→ **Job**: Output every entry exactly as written, skipping any pictures.

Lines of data
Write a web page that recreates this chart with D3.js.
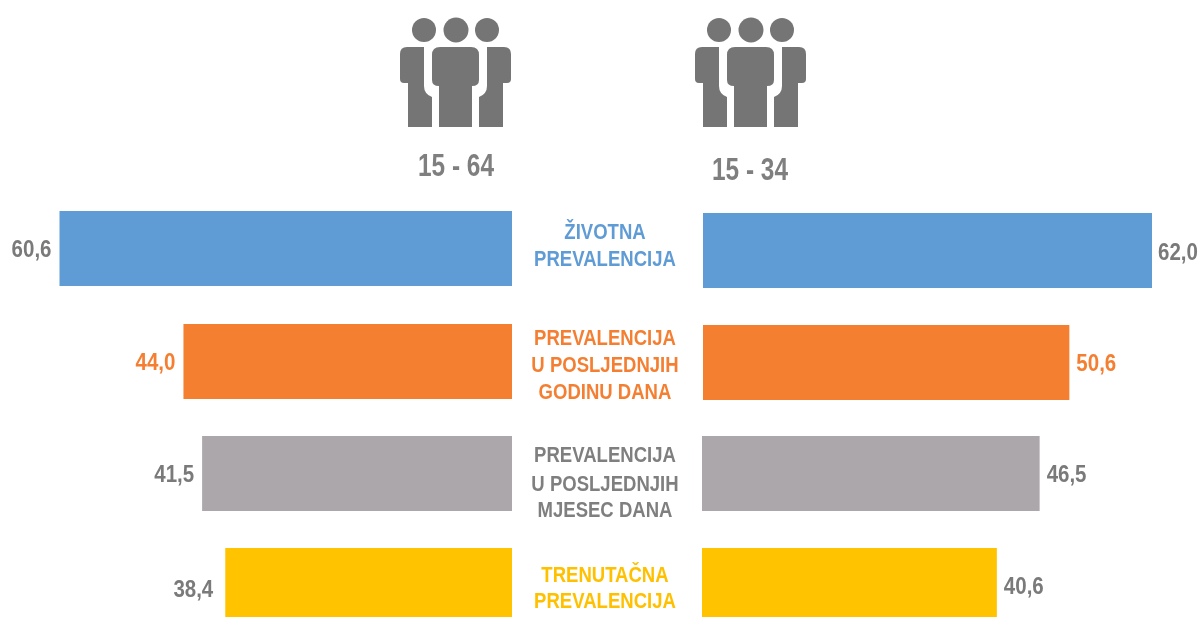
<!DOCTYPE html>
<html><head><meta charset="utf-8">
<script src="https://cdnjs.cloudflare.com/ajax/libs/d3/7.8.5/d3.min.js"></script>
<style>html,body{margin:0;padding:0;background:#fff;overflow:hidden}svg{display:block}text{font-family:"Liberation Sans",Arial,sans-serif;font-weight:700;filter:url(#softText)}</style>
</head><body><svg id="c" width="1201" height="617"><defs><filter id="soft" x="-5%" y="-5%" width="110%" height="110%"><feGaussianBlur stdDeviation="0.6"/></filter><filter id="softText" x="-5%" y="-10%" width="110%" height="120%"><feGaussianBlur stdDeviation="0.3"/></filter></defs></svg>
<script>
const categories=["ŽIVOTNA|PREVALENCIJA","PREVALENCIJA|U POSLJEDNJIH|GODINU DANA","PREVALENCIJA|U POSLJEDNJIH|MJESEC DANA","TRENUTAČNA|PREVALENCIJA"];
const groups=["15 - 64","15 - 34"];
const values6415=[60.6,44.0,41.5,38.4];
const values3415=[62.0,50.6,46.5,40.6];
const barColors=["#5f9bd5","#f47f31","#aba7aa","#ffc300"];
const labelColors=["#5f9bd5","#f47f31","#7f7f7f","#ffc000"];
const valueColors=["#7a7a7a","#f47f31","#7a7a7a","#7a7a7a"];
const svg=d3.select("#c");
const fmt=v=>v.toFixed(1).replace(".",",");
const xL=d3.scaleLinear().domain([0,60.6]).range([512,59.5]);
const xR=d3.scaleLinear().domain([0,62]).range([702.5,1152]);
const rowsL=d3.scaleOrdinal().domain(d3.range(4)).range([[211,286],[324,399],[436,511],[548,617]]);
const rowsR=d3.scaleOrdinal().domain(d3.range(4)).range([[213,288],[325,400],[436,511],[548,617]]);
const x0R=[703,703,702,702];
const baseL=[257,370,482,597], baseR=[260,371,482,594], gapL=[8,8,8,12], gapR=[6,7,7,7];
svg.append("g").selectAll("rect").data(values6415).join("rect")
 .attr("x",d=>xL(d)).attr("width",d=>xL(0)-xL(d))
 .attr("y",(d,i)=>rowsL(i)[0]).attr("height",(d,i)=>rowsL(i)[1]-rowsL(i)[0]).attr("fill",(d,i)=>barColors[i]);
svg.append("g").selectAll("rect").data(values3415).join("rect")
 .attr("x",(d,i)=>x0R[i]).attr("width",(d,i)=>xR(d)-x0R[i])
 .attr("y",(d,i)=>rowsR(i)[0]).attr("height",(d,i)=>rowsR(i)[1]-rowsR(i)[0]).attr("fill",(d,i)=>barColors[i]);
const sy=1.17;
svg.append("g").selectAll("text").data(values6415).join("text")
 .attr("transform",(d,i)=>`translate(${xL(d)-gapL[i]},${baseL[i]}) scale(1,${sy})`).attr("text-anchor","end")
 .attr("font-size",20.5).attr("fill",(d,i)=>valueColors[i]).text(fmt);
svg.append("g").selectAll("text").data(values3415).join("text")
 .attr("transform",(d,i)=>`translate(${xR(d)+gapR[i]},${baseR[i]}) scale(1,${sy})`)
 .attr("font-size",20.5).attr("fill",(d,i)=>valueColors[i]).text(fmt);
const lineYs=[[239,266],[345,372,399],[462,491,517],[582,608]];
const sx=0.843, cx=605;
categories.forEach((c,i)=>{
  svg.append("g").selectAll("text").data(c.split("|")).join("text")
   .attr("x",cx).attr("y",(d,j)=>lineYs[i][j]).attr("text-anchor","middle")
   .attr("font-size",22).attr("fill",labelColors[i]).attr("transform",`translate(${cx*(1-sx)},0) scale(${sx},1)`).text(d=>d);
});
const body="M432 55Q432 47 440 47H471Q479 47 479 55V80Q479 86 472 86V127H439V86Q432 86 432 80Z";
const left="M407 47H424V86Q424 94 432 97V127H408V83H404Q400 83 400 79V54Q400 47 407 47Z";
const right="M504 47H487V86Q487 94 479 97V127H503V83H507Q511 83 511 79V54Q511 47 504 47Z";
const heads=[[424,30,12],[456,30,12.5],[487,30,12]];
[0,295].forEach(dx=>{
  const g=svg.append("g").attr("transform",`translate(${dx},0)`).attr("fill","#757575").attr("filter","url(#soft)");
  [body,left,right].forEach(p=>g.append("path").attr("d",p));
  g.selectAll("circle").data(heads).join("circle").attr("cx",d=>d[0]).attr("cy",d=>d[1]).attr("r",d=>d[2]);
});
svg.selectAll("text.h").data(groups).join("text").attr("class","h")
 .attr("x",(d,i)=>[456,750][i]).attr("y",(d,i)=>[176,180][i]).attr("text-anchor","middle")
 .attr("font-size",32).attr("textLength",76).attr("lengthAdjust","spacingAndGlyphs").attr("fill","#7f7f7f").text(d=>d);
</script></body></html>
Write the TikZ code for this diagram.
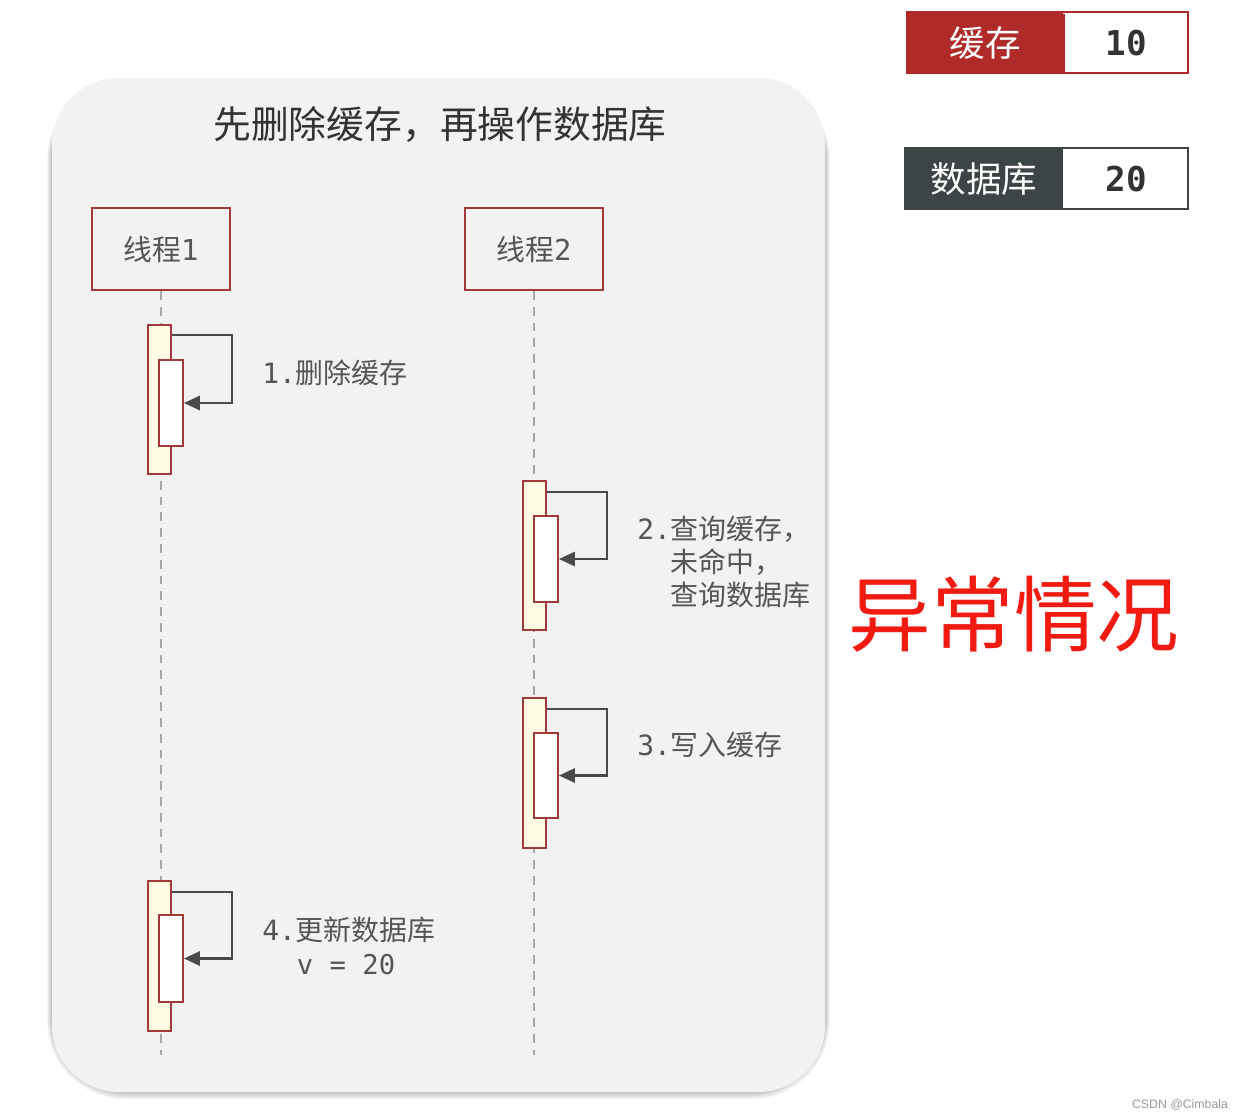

→ **Written solution**:
Write a web page that recreates this chart with D3.js.
<!DOCTYPE html>
<html><head><meta charset="utf-8">
<script src="https://cdnjs.cloudflare.com/ajax/libs/d3/7.8.5/d3.min.js"></script>
<style>html,body{margin:0;padding:0;background:#fff;overflow:hidden}svg{display:block}text{font-family:"Liberation Sans",Arial,sans-serif;font-weight:700;filter:url(#softText)}</style>
</head><body><svg id="c" width="1201" height="617"><defs><filter id="soft" x="-5%" y="-5%" width="110%" height="110%"><feGaussianBlur stdDeviation="0.6"/></filter><filter id="softText" x="-5%" y="-10%" width="110%" height="120%"><feGaussianBlur stdDeviation="0.3"/></filter></defs></svg>
<script>
const categories=["ŽIVOTNA|PREVALENCIJA","PREVALENCIJA|U POSLJEDNJIH|GODINU DANA","PREVALENCIJA|U POSLJEDNJIH|MJESEC DANA","TRENUTAČNA|PREVALENCIJA"];
const groups=["15 - 64","15 - 34"];
const values6415=[60.6,44.0,41.5,38.4];
const values3415=[62.0,50.6,46.5,40.6];
const barColors=["#5f9bd5","#f47f31","#aba7aa","#ffc300"];
const labelColors=["#5f9bd5","#f47f31","#7f7f7f","#ffc000"];
const valueColors=["#7a7a7a","#f47f31","#7a7a7a","#7a7a7a"];
const svg=d3.select("#c");
const fmt=v=>v.toFixed(1).replace(".",",");
const xL=d3.scaleLinear().domain([0,60.6]).range([512,59.5]);
const xR=d3.scaleLinear().domain([0,62]).range([702.5,1152]);
const rowsL=d3.scaleOrdinal().domain(d3.range(4)).range([[211,286],[324,399],[436,511],[548,617]]);
const rowsR=d3.scaleOrdinal().domain(d3.range(4)).range([[213,288],[325,400],[436,511],[548,617]]);
const x0R=[703,703,702,702];
const baseL=[257,370,482,597], baseR=[260,371,482,594], gapL=[8,8,8,12], gapR=[6,7,7,7];
svg.append("g").selectAll("rect").data(values6415).join("rect")
 .attr("x",d=>xL(d)).attr("width",d=>xL(0)-xL(d))
 .attr("y",(d,i)=>rowsL(i)[0]).attr("height",(d,i)=>rowsL(i)[1]-rowsL(i)[0]).attr("fill",(d,i)=>barColors[i]);
svg.append("g").selectAll("rect").data(values3415).join("rect")
 .attr("x",(d,i)=>x0R[i]).attr("width",(d,i)=>xR(d)-x0R[i])
 .attr("y",(d,i)=>rowsR(i)[0]).attr("height",(d,i)=>rowsR(i)[1]-rowsR(i)[0]).attr("fill",(d,i)=>barColors[i]);
const sy=1.17;
svg.append("g").selectAll("text").data(values6415).join("text")
 .attr("transform",(d,i)=>`translate(${xL(d)-gapL[i]},${baseL[i]}) scale(1,${sy})`).attr("text-anchor","end")
 .attr("font-size",20.5).attr("fill",(d,i)=>valueColors[i]).text(fmt);
svg.append("g").selectAll("text").data(values3415).join("text")
 .attr("transform",(d,i)=>`translate(${xR(d)+gapR[i]},${baseR[i]}) scale(1,${sy})`)
 .attr("font-size",20.5).attr("fill",(d,i)=>valueColors[i]).text(fmt);
const lineYs=[[239,266],[345,372,399],[462,491,517],[582,608]];
const sx=0.843, cx=605;
categories.forEach((c,i)=>{
  svg.append("g").selectAll("text").data(c.split("|")).join("text")
   .attr("x",cx).attr("y",(d,j)=>lineYs[i][j]).attr("text-anchor","middle")
   .attr("font-size",22).attr("fill",labelColors[i]).attr("transform",`translate(${cx*(1-sx)},0) scale(${sx},1)`).text(d=>d);
});
const body="M432 55Q432 47 440 47H471Q479 47 479 55V80Q479 86 472 86V127H439V86Q432 86 432 80Z";
const left="M407 47H424V86Q424 94 432 97V127H408V83H404Q400 83 400 79V54Q400 47 407 47Z";
const right="M504 47H487V86Q487 94 479 97V127H503V83H507Q511 83 511 79V54Q511 47 504 47Z";
const heads=[[424,30,12],[456,30,12.5],[487,30,12]];
[0,295].forEach(dx=>{
  const g=svg.append("g").attr("transform",`translate(${dx},0)`).attr("fill","#757575").attr("filter","url(#soft)");
  [body,left,right].forEach(p=>g.append("path").attr("d",p));
  g.selectAll("circle").data(heads).join("circle").attr("cx",d=>d[0]).attr("cy",d=>d[1]).attr("r",d=>d[2]);
});
svg.selectAll("text.h").data(groups).join("text").attr("class","h")
 .attr("x",(d,i)=>[456,750][i]).attr("y",(d,i)=>[176,180][i]).attr("text-anchor","middle")
 .attr("font-size",32).attr("textLength",76).attr("lengthAdjust","spacingAndGlyphs").attr("fill","#7f7f7f").text(d=>d);
</script></body></html>
Write the TikZ code for this diagram.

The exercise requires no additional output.